Chinese archeologists have recently unearthed Chinese and Japanese coins and a dainty scale made of ivory in the northern municipality Tianjin.
"These represent booming commerce and foreign trade in the area centuries ago," said Chen Yong, head of the Tianjin municipal cultural heritage protection center, who is in charge of a month-long excavation into an ancient commercial street in today's Jixian county on the city's outskirts.
The excavation, which started on Feb. 26, covered 400 square meters of the Drum Tower Front Street, located in the Drum Tower Square in the county seat, said Chen.
Chen and his colleagues have unearthed copper coins spanning from the remote Western Han Dynasty (206 BC -- 24 AD) to the end of the Qing Dynasty in the early 1900s. "We've also found coins ingrained with Japanese characters, a sign that foreign trade already boomed in the ancient town several centuries ago."
He did not say how old the coins exactly were or what they looked like.
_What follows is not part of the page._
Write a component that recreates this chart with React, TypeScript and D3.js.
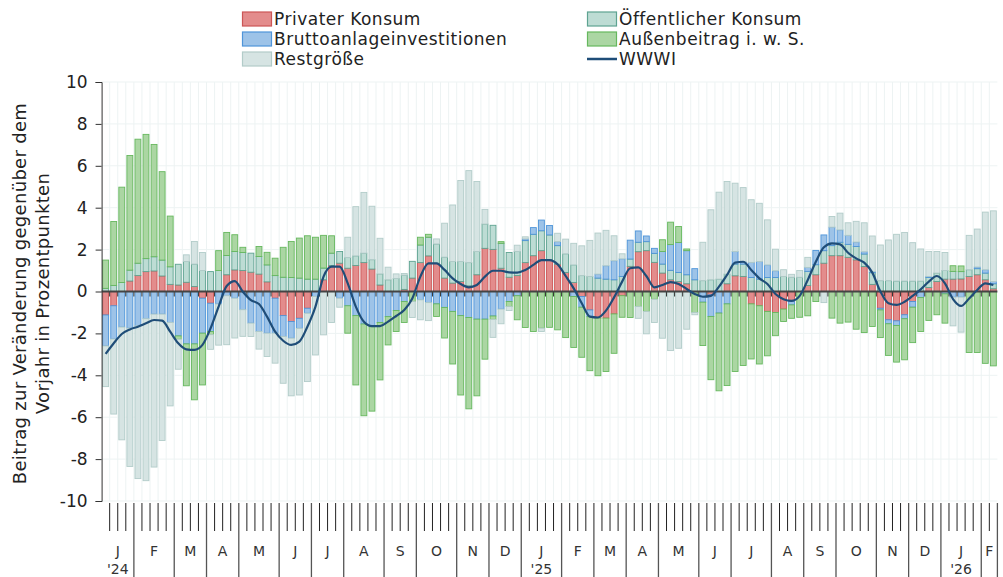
import * as d3 from "d3";
import { useEffect, useRef } from "react";

// weekly contributions (ISO weeks 2024-W01 .. 2026-W07), percentage points
const privat = [
  -1.12, -0.68, 0, 0.5, 0.76, 0.95, 0.98, 0.74, 0.34, 0.31, 0.44, 0.24, -0.32, -0.56, 0, 0.8, 1.03, 1.0, 0.92, 0.83,
  0.46, -0.32, -1.15, -1.43, -1.28, -0.8, 0, 0.56, 1.24, 1.35, 1.11, 1.24, 1.38, 1.07, 0.31, 0, 0, 0.1, 0.64, 1.38,
  1.7, 1.35, 0.64, 0.4, 0.48, 0.27, 0.8, 2.06, 2.01, 1.11, 0.68, 0.76, 1.38, 1.71, 1.95, 1.51, 1.3, 0.91, 0.43, -0.24,
  -0.88, -1.27, -1.27, -1.07, -0.2, 1.2, 1.9, 1.95, 1.39, 0.88, 0.56, 0.48, 0.37, 0, 0, -0.16, 0, 0.37, 0.75, 0.72,
  -0.59, -0.68, -0.95, -1.0, -0.84, -0.48, 0, 0.29, 0.8, 1.35, 1.71, 1.71, 1.63, 1.51, 1.19, 0.34, -0.8, -1.35, -1.4, -1.11,
  -0.48, 0, 0.19, 0.48, 0.59, 0.59, 0.6, 0.72, 0.8, 0.56, 0.13,
];
const oeffentlich = [
  0.15, 0.29, 0.43, 0.52, 0.59, 0.62, 0.68, 0.76, 0.84, 0.99, 0.99, 1.07, 1.0, 0.95, 1.0, 0.92, 0.88, 0.86, 0.91, 0.84,
  0.81, 0.76, 0.68, 0.67, 0.64, 0.59, 0.59, 0.56, 0.59, 0.56, 0.51, 0.46, 0.45, 0.45, 0.53, 0.56, 0.62, 0.68, 0.8, 0.84,
  0.89, 0.92, 1.0, 1.03, 0.95, 1.11, 1.11, 1.16, 1.15, 1.19, 1.18, 1.15, 1.05, 1.02, 0.95, 1.19, 0.89, 0.89, 0.84, 0.76,
  0.72, 0.64, 0.59, 0.56, 0.72, 0.35, 0.45, 0.43, 0.43, 0.43, 0.45, 0.43, 0.43, 0.56, 0.52, 0.56, 0.59, 0.46, 0.56, 0.59,
  0.67, 0.59, 0.67, 0.67, 0.72, 0.68, 0.68, 0.67, 0.48, 0.6, 0.48, 0.64, 0.62, 0.64, 0.6, 0.56, 0.52, 0.52, 0.5, 0.5,
  0.5, 0.5, 0.48, 0.4, 0.41, 0.37, 0.35, 0.32, 0.29, 0.32, 0.24,
];
const brutto = [
  -1.48, -1.59, -1.7, -1.75, -1.64, -1.3, -1.08, -1.08, -1.48, -2.12, -2.5, -2.5, -1.67, -1.35, -0.6, -0.2, -0.32, -0.87, -1.51, -1.91,
  -1.99, -1.67, -1.0, -0.8, -0.48, -0.24, -0.24, 0, 0, -0.32, -0.68, -1.15, -1.55, -1.68, -1.48, -1.2, -0.91, -0.48, 0, -0.4,
  -0.53, -0.59, -0.76, -0.95, -1.15, -1.24, -1.32, -1.32, -1.17, -0.84, -0.48, -0.2, 0.08, 0.32, 0.51, 0.45, 0.19, 0, -0.24, -0.51,
  -0.32, 0.19, 0.64, 0.91, 0.84, 0.9, 0.54, 0.27, 0.24, 0.6, 1.23, 1.43, 1.15, 0.53, -0.51, -1.03, -1.03, -0.59, 0.6, 0.1,
  0.72, 0.84, 0.6, 0.32, 0, -0.16, 0, 0.19, 0.68, 0.75, 0.88, 0.59, 0.43, 0.21, 0.11, 0.05, -0.08, -0.19, -0.22, -0.19,
  -0.27, -0.29, 0.05, 0, -0.11, -0.27, -0.27, 0, 0.08, 0.16, 0.11,
];
const aussen = [
  1.35, 3.05, 4.55, 5.47, 5.92, 5.93, 5.36, 4.22, 2.42, -0.16, -2.0, -2.67, -2.47, -0.15, 0.95, 1.1, 0.8, 0.25, 0, 0.48,
  0.6, 0.83, 1.43, 1.72, 1.91, 2.07, 2.0, 1.56, 0.83, 0, -1.31, -3.31, -4.38, -4.03, -2.74, -1.35, -1.0, -1.0, -0.48, 0.37,
  0.14, -0.6, -1.46, -2.51, -3.79, -4.36, -3.66, -1.91, -0.16, 0.08, -0.24, -1.15, -1.72, -1.91, -1.75, -1.71, -1.83, -2.2, -2.43, -2.39,
  -2.58, -2.75, -2.55, -1.88, -1.03, -1.24, -0.72, -0.95, -0.37, 0.56, 1.07, 0.76, 0.08, -1.0, -2.07, -3.02, -3.71, -3.9, -3.82, -3.53,
  -2.63, -2.78, -2.12, -1.11, -0.59, -0.64, -1.23, -1.16, -0.48, 0, -1.27, -1.51, -1.46, -1.8, -1.96, -1.67, -1.32, -1.51, -1.75, -1.96,
  -1.69, -1.62, -1.38, -1.11, -1.4, 0.27, 0.27, -2.91, -2.91, -3.43, -3.55,
];
const rest = [
  -1.94, -3.58, -5.38, -6.6, -7.29, -7.73, -7.3, -6.03, -3.98, -1.43, 0.32, 1.08, 0.86, -0.7, -1.96, -2.34, -1.9, -1.27, -0.64, -0.84,
  -1.11, -1.43, -2.23, -2.75, -3.18, -3.26, -2.79, -2.07, -1.48, -0.43, 0.97, 2.35, 2.9, 2.55, 1.7, 0.6, 0.22, 0.08, -0.76, -0.95,
  -0.86, 0.24, 1.62, 2.7, 3.87, 4.39, 3.34, 0.7, -0.86, -0.7, -0.19, 0.3, 0.1, 0, -0.16, 0, 0.4, 0.7, 1.03, 1.42,
  1.72, 1.96, 1.69, 1.19, 0.24, 0, -0.56, -1.07, -1.11, -2.23, -2.82, -2.71, -1.8, -0.11, 1.83, 3.34, 4.15, 4.42, 3.26, 3.55,
  2.99, 2.78, 2.15, 1.03, 0.32, 0.14, 0.32, 0.48, 0, -0.53, 0.51, 0.8, 0.6, 0.99, 1.38, 1.7, 1.7, 1.94, 2.23, 2.32,
  1.83, 1.53, 1.19, 1.03, 0.86, -1.37, -1.67, 1.64, 1.81, 2.75, 3.37,
];
const wwwi = [
  -2.98, -2.47, -2.03, -1.81, -1.68, -1.52, -1.36, -1.39, -1.92, -2.47, -2.76, -2.79, -2.55, -1.76, -0.72, 0.26, 0.5, -0.01, -0.41, -0.6,
  -1.2, -1.92, -2.35, -2.55, -2.39, -1.68, -0.72, 0.71, 1.19, 1.19, 0.39, -0.72, -1.44, -1.65, -1.65, -1.44, -1.17, -0.88, -0.33, 0.71,
  1.34, 1.34, 1.03, 0.63, 0.36, 0.2, 0.31, 0.71, 0.99, 0.99, 0.91, 0.9, 1.03, 1.27, 1.5, 1.5, 1.3, 0.74, 0.15, -0.56,
  -1.2, -1.24, -0.91, -0.28, 0.47, 1.11, 1.15, 0.74, 0.2, 0.31, 0.45, 0.36, 0.12, -0.12, -0.25, -0.21, 0.23, 0.79, 1.38, 1.42,
  1.03, 0.63, 0.36, -0.12, -0.37, -0.45, -0.21, 0.55, 1.42, 2.11, 2.3, 2.25, 1.85, 1.58, 1.38, 0.9, 0, -0.56, -0.64, -0.49,
  -0.21, 0.1, 0.47, 0.74, 0.39, -0.36, -0.69, -0.33, 0.07, 0.39, 0.31,
];

// x axis: months and number of ISO weeks in each
const months = ["J", "F", "M", "A", "M", "J", "J", "A", "S", "O", "N", "D", "J", "F", "M", "A", "M", "J", "J", "A", "S", "O", "N", "D", "J", "F"];
const weeksPerMonth = [4, 5, 4, 4, 5, 4, 4, 5, 4, 5, 4, 4, 5, 4, 4, 4, 5, 4, 5, 4, 4, 5, 4, 4, 5, 2];
const yearLabels = ["'24", "", "", "", "", "", "", "", "", "", "", "", "'25", "", "", "", "", "", "", "", "", "", "", "", "'26", ""];
const yTicks = [-10, -8, -6, -4, -2, 0, 2, 4, 6, 8, 10];

const series = [
  { key: "privat", label: "Privater Konsum", fill: "#e38c8c", stroke: "#cc5656", values: privat },
  { key: "oeffentlich", label: "Öffentlicher Konsum", fill: "#bddcd4", stroke: "#5ea391", values: oeffentlich },
  { key: "brutto", label: "Bruttoanlageinvestitionen", fill: "#9dc3e8", stroke: "#4f95d9", values: brutto },
  { key: "aussen", label: "Außenbeitrag i. w. S.", fill: "#abd6a3", stroke: "#66b85e", values: aussen },
  { key: "rest", label: "Restgröße", fill: "#d6e4e3", stroke: "#b2ccc9", values: rest },
];

const font = "'DejaVu Sans', sans-serif";

const App = () => {
  const ref = useRef<SVGSVGElement>(null);

  useEffect(() => {
    const svg = d3.select(ref.current);
    svg.selectAll("*").remove();

    const n = wwwi.length;
    const left = 101.6, right = 997.4, top = 82, bottom = 501;

    const x = d3.scaleBand<number>().domain(d3.range(n)).range([left, right]).paddingInner(0.16).paddingOuter(0.08);
    const step = x.step();
    const edge = (i: number) => left + i * step;
    const y = d3.scaleLinear().domain([-10, 10]).range([bottom, top]);

    const rows = d3.range(n).map((i) => {
      const r: any = { i };
      series.forEach((s) => (r[s.key] = s.values[i]));
      return r;
    });
    const stacked = d3.stack().keys(series.map((s) => s.key)).offset(d3.stackOffsetDiverging)(rows);

    // grid
    const grid = svg.append("g");
    grid.selectAll("line.v").data(d3.range(1, n)).join("line")
      .attr("x1", edge).attr("x2", edge).attr("y1", top).attr("y2", bottom)
      .attr("stroke", "#edf3f3").attr("stroke-width", 1);
    grid.selectAll("line.h").data(yTicks.filter((t) => t !== 0)).join("line")
      .attr("x1", left).attr("x2", right).attr("y1", (d) => y(d)).attr("y2", (d) => y(d))
      .attr("stroke", "#edf3f3").attr("stroke-width", 1);

    // bars
    stacked.forEach((layer, k) => {
      svg.append("g")
        .attr("fill", series[k].fill)
        .attr("stroke", series[k].stroke)
        .attr("stroke-width", 0.9)
        .selectAll("rect")
        .data(layer.filter((d) => Math.abs(d[1] - d[0]) > 0.001))
        .join("rect")
        .attr("x", (d: any) => x(d.data.i)! + 0.45)
        .attr("width", x.bandwidth() - 0.9)
        .attr("y", (d) => y(Math.max(d[0], d[1])))
        .attr("height", (d) => Math.abs(y(d[0]) - y(d[1])));
    });

    // zero line with week ticks
    svg.append("g").selectAll("line").data(d3.range(1, n)).join("line")
      .attr("x1", edge).attr("x2", edge).attr("y1", y(0)).attr("y2", y(0) + 5)
      .attr("stroke", "#333").attr("stroke-width", 1);
    svg.append("line").attr("x1", left).attr("x2", right).attr("y1", y(0)).attr("y2", y(0))
      .attr("stroke", "#444").attr("stroke-width", 2);

    // WWWI line
    const line = d3.line<number>()
      .x((d, i) => x(i)! + x.bandwidth() / 2)
      .y((d) => y(d))
      .curve(d3.curveMonotoneX);
    svg.append("path").datum(wwwi).attr("d", line)
      .attr("fill", "none").attr("stroke", "#1f4d78").attr("stroke-width", 2.2);

    // y axis
    const yAxis = svg.append("g").attr("transform", `translate(${left},0)`)
      .call(d3.axisLeft(y).tickValues(yTicks).tickSize(6).tickPadding(8).tickFormat((d) => String(d)));
    yAxis.select(".domain").attr("stroke", "#333");
    yAxis.selectAll(".tick line").attr("stroke", "#333");
    yAxis.selectAll("text").attr("font-family", font).attr("font-size", 17).attr("fill", "#222");

    svg.append("text")
      .attr("transform", `translate(26,${(top + bottom) / 2 + 2}) rotate(-90)`)
      .attr("text-anchor", "middle").attr("font-family", font).attr("font-size", 18).attr("letter-spacing", 0.3)
      .attr("fill", "#222")
      .text("Beitrag zur Veränderung gegenüber dem");
    svg.append("text")
      .attr("transform", `translate(49,${(top + bottom) / 2 + 2}) rotate(-90)`)
      .attr("text-anchor", "middle").attr("font-family", font).attr("font-size", 18).attr("letter-spacing", 0.3)
      .attr("fill", "#222")
      .text("Vorjahr in Prozentpunkten");

    // bottom axis: weekly ticks and month separators
    const monthStart = [0];
    weeksPerMonth.forEach((w, m) => monthStart.push(monthStart[m] + w));
    const sepSet = new Set(monthStart);
    svg.append("g").selectAll("line").data(d3.range(0, n + 1).filter((i) => !sepSet.has(i))).join("line")
      .attr("x1", edge).attr("x2", edge).attr("y1", bottom + 2).attr("y2", bottom + 30)
      .attr("stroke", "#222").attr("stroke-width", 1);
    svg.append("g").selectAll("line").data(monthStart.filter((i) => i > 0)).join("line")
      .attr("x1", edge).attr("x2", edge).attr("y1", bottom + 2).attr("y2", 577)
      .attr("stroke", "#555").attr("stroke-width", 1.3);
    svg.append("g").selectAll("text").data(months).join("text")
      .attr("x", (d, m) => (edge(monthStart[m]) + edge(monthStart[m + 1])) / 2)
      .attr("y", 556)
      .attr("text-anchor", "middle").attr("font-family", font).attr("font-size", 14).attr("fill", "#333")
      .text((d) => d);
    svg.append("g").selectAll("text").data(yearLabels).join("text")
      .attr("x", (d, m) => (edge(monthStart[m]) + edge(monthStart[m + 1])) / 2)
      .attr("y", 574)
      .attr("text-anchor", "middle").attr("font-family", font).attr("font-size", 14).attr("fill", "#333")
      .text((d) => d);

    // legend
    const legendItems = [...series.map((s) => ({ label: s.label, fill: s.fill, stroke: s.stroke, line: false })),
      { label: "WWWI", fill: "none", stroke: "#1f4d78", line: true }];
    const lg = svg.append("g");
    legendItems.forEach((it, k) => {
      const col = k % 2, row = Math.floor(k / 2);
      const lx = col === 0 ? 242 : 587;
      const ly = 19 + row * 20;
      if (it.line) {
        lg.append("line").attr("x1", lx).attr("x2", lx + 30).attr("y1", ly).attr("y2", ly)
          .attr("stroke", it.stroke).attr("stroke-width", 2.5);
      } else {
        lg.append("rect").attr("x", lx + 0.5).attr("y", ly - 7).attr("width", 29).attr("height", 14)
          .attr("fill", it.fill).attr("stroke", it.stroke).attr("stroke-width", 1.2);
      }
      lg.append("text").attr("x", lx + 32).attr("y", ly + 6)
        .attr("font-family", font).attr("font-size", 17).attr("letter-spacing", 0.5)
        .attr("fill", "#222").text(it.label);
    });
  }, []);

  return (
    <svg ref={ref} width={1003} height={577} style={{ position: "absolute", left: 0, top: 0, background: "#fff" }} />
  );
};

export default App;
The ivory scale was quite small but the scales on its weigh beam, only two millimeters in diameter, were still very distinct, said Chen.
The archeologist said they had also unearthed copper hookahs, hairpins, drinking vessels, bricks and tiles, but most of the heritage pieces were chinaware. "They're in different varieties, all dainty and of fine workmanship," he said.
They have also brought to light well preserved foundations of stores and residential houses.
"One store has a comprehensive drainage system and a huge kitchen range with many burners," said Chen. "We assume it dates back to the late Ming or early Qing dynasties, about 400 years ago."
Most of the ancient residential buildings, he acknowledged, were in square courtyards and had rooms on four sides.
The ancient commercial center was found last year, when archeologists unearthed relics of ancient city walls, the oldest of which dated back 2,000 years, outside the thousand-year-old Dule Temple in the area.